Le Ministère public, requiert la confirmation du jugement déféré.
Motivation
Il résulte des éléments du dossier que, suite à une annonce dans un journal local concernant des luminaires proposés à des prix très modiques, les services de la Direction de la Concurrence, de la consommation et de la Répression des Fraudes ont procédé à un contrôle dans le magasin X sis à Angers, exploité par la société SARL B, dont le gérant est Jean Paul M, société filiale de la SA Z dont le président du Conseil d'administration est également Jean Paul M.
Lors de ce contrôle il a été procédé au prélèvement de lampadaires halogènes dont l'expertise, réalisée par le laboratoire interrégional de la Répression des Fraudes de Paris-Massy, a mis en évidence le caractère "non conforme et dangereux" en raison du non-respect des normes NF EN 60 598-1 et NF EN 60 598-4 ainsi que le risque de choc électrique qu'ils font encourir aux utilisateurs.
Ces luminaires avaient été fournis à la société B par la société C, centrale d'achats de tous les magasins X, dont le PDG est Carmelo L et dont le siège social est à Trelissac (24), laquelle avait importé ces appareils de Chine par l'intermédiaire de la société A.
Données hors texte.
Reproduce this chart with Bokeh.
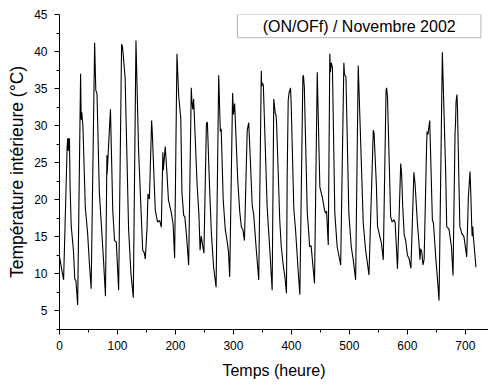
from bokeh.plotting import figure
from bokeh.models import FixedTicker, BoxAnnotation, Label, Range1d
from bokeh.embed import file_html
from bokeh.resources import INLINE

# Temps (heure) / Température intérieure (°C)
hours = [0, 7.1, 13.1, 14.1, 15.2, 16.2, 17.2, 18.2, 20.2, 24.2, 26.3, 28.3, 31.3,
         36.4, 37.4, 38.4, 40.4, 44.5, 48.5, 51.5, 54.6,
         60.6, 62.6, 64.7, 68.7, 72.7, 75.8, 79.3,
         81.8, 82.1, 87.9, 91.9, 95.0, 98.0, 102.0,
         107.1, 108.6, 113.2, 119.2, 123.3, 127.3,
         131.9, 136.4, 143.5, 146.0, 148.0,
         151.1, 152.6, 155.1, 158.9, 160.1, 165.2, 169.2, 172.8, 175.6,
         178.3, 179.1, 182.4, 185.4, 187.9, 193.0, 196.0, 198.6,
         202.6, 205.6, 209.2, 211.2, 214.2, 216.2, 219.3, 222.8,
         227.3, 228.4, 229.9, 231.4, 237.4, 240.5, 242.5, 244.5, 247.0, 249.1,
         253.4, 255.1, 258.7, 262.0, 265.7, 270.1,
         274.6, 277.4, 278.9, 282.4, 285.9, 289.0, 291.5, 293.6,
         298.6, 300.1, 302.1, 307.5, 310.9, 313.7, 316.3, 319.0,
         323.8, 326.4, 329.4, 332.4, 335.1, 339.5, 343.7,
         348.1, 348.6, 349.6, 351.6, 358.2, 361.0, 363.7, 366.8,
         369.6, 372.3, 373.3, 374.4, 379.9, 382.4, 385.5, 389.0, 391.5,
         392.7, 394.5, 396.1, 398.5, 399.6, 404.2, 407.2, 411.2, 414.6,
         419.8, 420.8, 422.3, 427.4, 430.0, 431.4, 434.0, 435.5, 439.9,
         444.6, 449.1, 453.2, 457.2, 458.7, 460.7, 463.6,
         466.3, 467.3, 468.8, 470.8, 474.9, 478.9, 485.0,
         490.5, 491.6, 494.1, 499.1, 503.2, 506.7, 510.8,
         515.3, 524.0, 528.0, 530.9, 533.8,
         541.3, 542.6, 546.6, 548.6, 552.7, 555.2, 558.5,
         563.3, 564.3, 565.8, 571.2, 573.9, 576.9, 579.0, 583.0,
         588.6, 590.1, 592.1, 594.6, 597.1, 600.2, 603.2, 606.2,
         611.3, 613.3, 617.4, 620.1, 621.8, 622.9, 624.9, 627.0, 629.0,
         633.3, 634.0, 635.5, 638.6, 643.2, 645.1, 648.9, 651.7, 654.7,
         660.4, 666.2, 667.9, 669.9, 671.9, 676.0, 678.8,
         682.3, 683.2, 684.0, 685.6, 686.6, 689.1, 690.6, 693.8, 697.7, 702.4,
         705.3, 708.1, 709.3, 711.1, 711.8, 712.8, 713.8, 718.4]
temps = [12.3, 9.2, 27.0, 28.3, 26.6, 28.3, 28.2, 22.0, 16.5, 13.0, 9.3, 9.1, 5.8,
         37.0, 30.8, 31.8, 30.0, 19.0, 15.5, 11.5, 8.0,
         41.2, 34.8, 34.3, 21.0, 16.0, 12.0, 7.0,
         26.0, 23.4, 32.2, 18.5, 14.5, 14.3, 7.8,
         41.0, 40.7, 36.5, 16.0, 10.0, 6.8,
         41.5, 26.7, 13.2, 12.9, 12.0,
         16.4, 20.8, 20.1, 30.7, 29.0, 18.6, 17.0, 17.2, 16.3,
         26.4, 24.0, 27.2, 23.5, 20.0, 18.2, 16.7, 12.1,
         39.7, 34.0, 31.0, 21.0, 17.9, 17.7, 15.0, 11.2,
         35.1, 33.3, 32.2, 33.6, 22.0, 18.0, 13.2, 15.1, 13.8, 12.8,
         30.3, 30.5, 22.0, 15.5, 11.0, 8.2,
         36.8, 29.2, 29.6, 20.0, 16.0, 14.5, 13.0, 9.6,
         34.4, 31.5, 33.0, 22.6, 18.4, 16.3, 16.0, 14.5,
         29.4, 30.4, 25.0, 19.3, 17.9, 13.2, 9.2,
         37.4, 35.3, 35.8, 35.5, 19.0, 15.5, 12.0, 7.8,
         33.6, 31.6, 31.5, 30.5, 17.3, 13.8, 11.4, 9.5, 7.4,
         22.9, 33.4, 34.5, 35.1, 33.0, 18.8, 15.9, 11.0, 7.2,
         36.6, 36.8, 35.2, 18.2, 15.5, 13.7, 13.8, 12.5, 8.7,
         37.2, 21.7, 20.4, 18.6, 18.2, 18.5, 13.9,
         39.7, 37.2, 38.5, 37.8, 18.2, 13.7, 11.2,
         38.5, 36.9, 36.6, 18.2, 13.7, 11.9, 9.2,
         38.1, 16.8, 13.2, 11.6, 9.85,
         29.4, 29.0, 22.0, 16.4, 15.0, 14.2, 11.9,
         34.8, 35.1, 33.8, 17.7, 17.0, 17.3, 16.9, 10.7,
         24.9, 23.5, 19.0, 15.3, 14.5, 12.5, 12.0, 10.75,
         23.7, 22.2, 16.8, 14.1, 11.9, 13.4, 13.0, 11.2, 12.0,
         27.6, 29.2, 28.8, 30.7, 17.3, 16.8, 12.3, 9.6, 6.4,
         39.9, 23.5, 16.4, 16.2, 16.0, 13.7, 9.8,
         29.1, 30.4, 33.2, 34.2, 32.0, 22.0, 16.4, 15.5, 15.0, 12.3,
         20.4, 23.8, 21.3, 16.4, 15.1, 16.4, 15.1, 10.9]

x_major = [0, 100, 200, 300, 400, 500, 600, 700]
x_minor = [50, 150, 250, 350, 450, 550, 650]
y_major = [5, 10, 15, 20, 25, 30, 35, 40, 45]
y_minor = [2.5, 7.5, 12.5, 17.5, 22.5, 27.5, 32.5, 37.5, 42.5]
x_title = "Temps (heure)"
y_title = "Température intérieure (°C)"
box_text = "(ON/OFf) / Novembre 2002"

FONT = "Liberation Sans"

p = figure(width=488, height=381, output_backend="svg", toolbar_location=None,
           x_range=Range1d(0, 740), y_range=Range1d(2.5, 45),
           min_border_left=59, min_border_right=0, min_border_top=14,
           min_border_bottom=51)
p.outline_line_color = None
p.xgrid.visible = False
p.ygrid.visible = False
p.background_fill_color = "white"
p.border_fill_color = "white"

p.line(hours, temps, line_color="black", line_width=1.1)

for ax, maj, mino in ((p.xaxis[0], x_major, x_minor), (p.yaxis[0], y_major, y_minor)):
    ax.ticker = FixedTicker(ticks=maj, minor_ticks=mino)
    ax.axis_line_color = "black"
    ax.axis_line_width = 1
    ax.major_tick_line_color = "black"
    ax.minor_tick_line_color = "black"
    ax.major_tick_in = 0
    ax.minor_tick_in = 0
    ax.major_tick_out = 5
    ax.minor_tick_out = 3
    ax.major_label_text_font = FONT
    ax.major_label_text_font_size = "12px"
    ax.major_label_text_color = "black"
    ax.axis_label_text_font = FONT
    ax.axis_label_text_font_style = "normal"
    ax.axis_label_text_color = "black"

p.xaxis[0].axis_label = x_title
p.xaxis[0].axis_label_text_font_size = "16px"
p.xaxis[0].major_label_standoff = 6
p.xaxis[0].axis_label_standoff = 9
p.yaxis[0].axis_label = y_title
p.yaxis[0].axis_label_text_font_size = "17.5px"
p.yaxis[0].major_label_standoff = 7
p.yaxis[0].axis_label_standoff = 4

box = BoxAnnotation(left=307, right=727, top=45, bottom=41.87,
                    fill_alpha=0, line_color="black", line_width=1)
p.add_layout(box)
lab = Label(x=517, y=43.43, text=box_text, text_align="center",
            text_baseline="middle", text_font=FONT, text_font_size="16px",
            text_color="black")
p.add_layout(lab)

open("out.html", "w").write(file_html(p, INLINE))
Contrairement à ce que soutiennent les prévenus:
- Les normes visées par le Service de la Répression des Fraudes, si elles ne sont pas d'application obligatoire, servent de référence pour se prononcer sur la conformité d'un produit qui doit être construit conformément aux règles définies par l'article 2 du Décret du 26.08.75, lequel dispose que "les matériels visés (matériels électriques) doivent être construits conformément aux règles de l'art, en sorte que, en cas d'installation et d'entretien non défectueux et d'utilisation conforme à leur destination, ils ne compromettent pas la sécurité des personnes et des animaux domestiques ni celle des biens",l'article 5 de ce même Décret disposant qu'"il est interdit d'importer pour la mise à la consommation, d'exposer, de mettre en vente des matériels électriques non conformes aux prescriptions de l'article 2".
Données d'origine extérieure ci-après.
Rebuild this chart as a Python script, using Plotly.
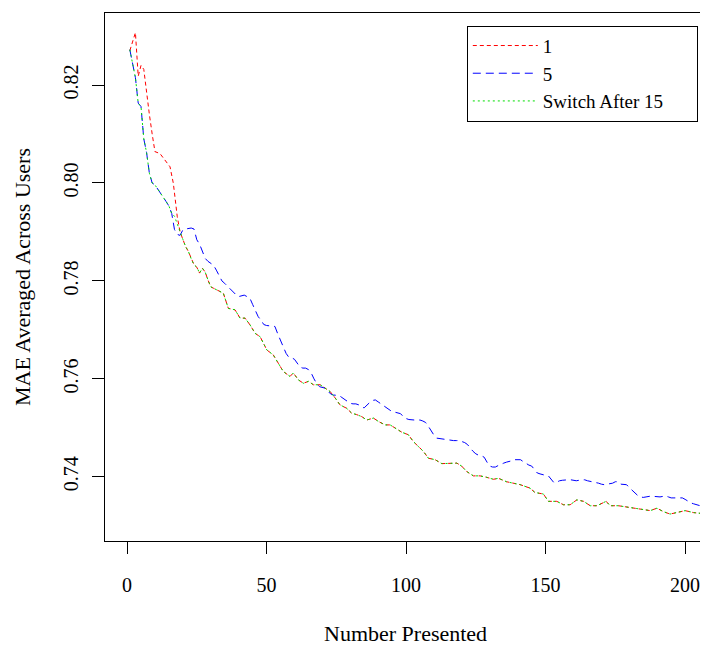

- L'expertise des appareils litigieux a démontré que ceux-ci étaient non seulement non conformes aux normes françaises homologuées mais aussi dangereux pour la sécurité des personnes et des biens.
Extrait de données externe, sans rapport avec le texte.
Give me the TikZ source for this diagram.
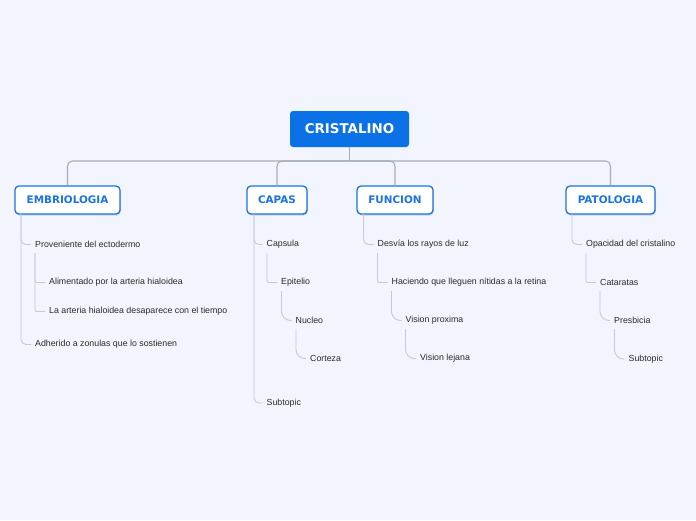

- L'importateur ne saurait s'exonérer de sa responsabilité en se retranchant derrière le certificat de "conformité" délivré par le pays fabricant, la jurisprudence invoquée de la Cour de justice des Communautés européennes ne concernant que les certificats délivrés par les autorités des Etats membres, ce qui n'est pas le cas en l'espèce.
- la faute éventuelle de la société A n'est pas exclusive de celle des prévenus, étant observé que cette société a agi "pour le compte" de la société C (avenant d'assurance du 12.08.1994), laquelle a été en réalité le véritable importateur et que c'est Monsieur G, directeur général et administrateur de la société C qui a participé directement à la transaction commerciale des lampes halogènes défectueuses en se rendant lui-même en Chine et en établissant un certificat d'acceptation de la "qualité" des marchandises importées le 19.07.1994.
Il apparaît ainsi que les prévenus, spécialistes en matière de commercialisation des luminaires, se sont rendus coupables du délit de tromperie sur les qualités substantielles de la marchandise vendue, en offrant à la vente des appareils non conformes et dangereux pour la sécurité des personnes et des biens, étant précisé qu'en cette matière, l'absence ou l'insuffisance de contrôle suffit à caractériser l'élément intentionnel du délit.
Le jugement déféré sera donc confirmé sur la qualification des faits et sur la culpabilité.
Quant aux peines d'amende prononcées par le tribunal, elles ne sont nullement excessives mais tiennent compte au contraire à la fois de la gravité des faits commis et de la personnalité des prévenus et elles seront également confirmées de même que la mesure de destruction du matériel saisi non conforme, aux frais des condamnés, par application de l'article L. 216-2 3e alinéa du Code de la consommation.
Par ces motifs: LA COUR, après en avoir délibéré conformément à la loi, statuant publiquement par arrêt contradictoire; Déclare recevables les appels des prévenus et du Ministère public; Confirme en toutes ses dispositions le jugement déféré sous réserve de préciser qu'en application de l'article L. 216-2 3ème alinéa du Code de la consommation, la destruction du matériel saisi non conforme se fera aux frais des condamnés; Dit que la contrainte par corps s'appliquera dans les conditions prévues aux articles 749 et 750 du Code de procédure pénale; La présente décision est assujettie à un droit fixe de procédure d'un montant de 800 F dont est redevable chaque condamné en application de l'article 1018 A du CGI.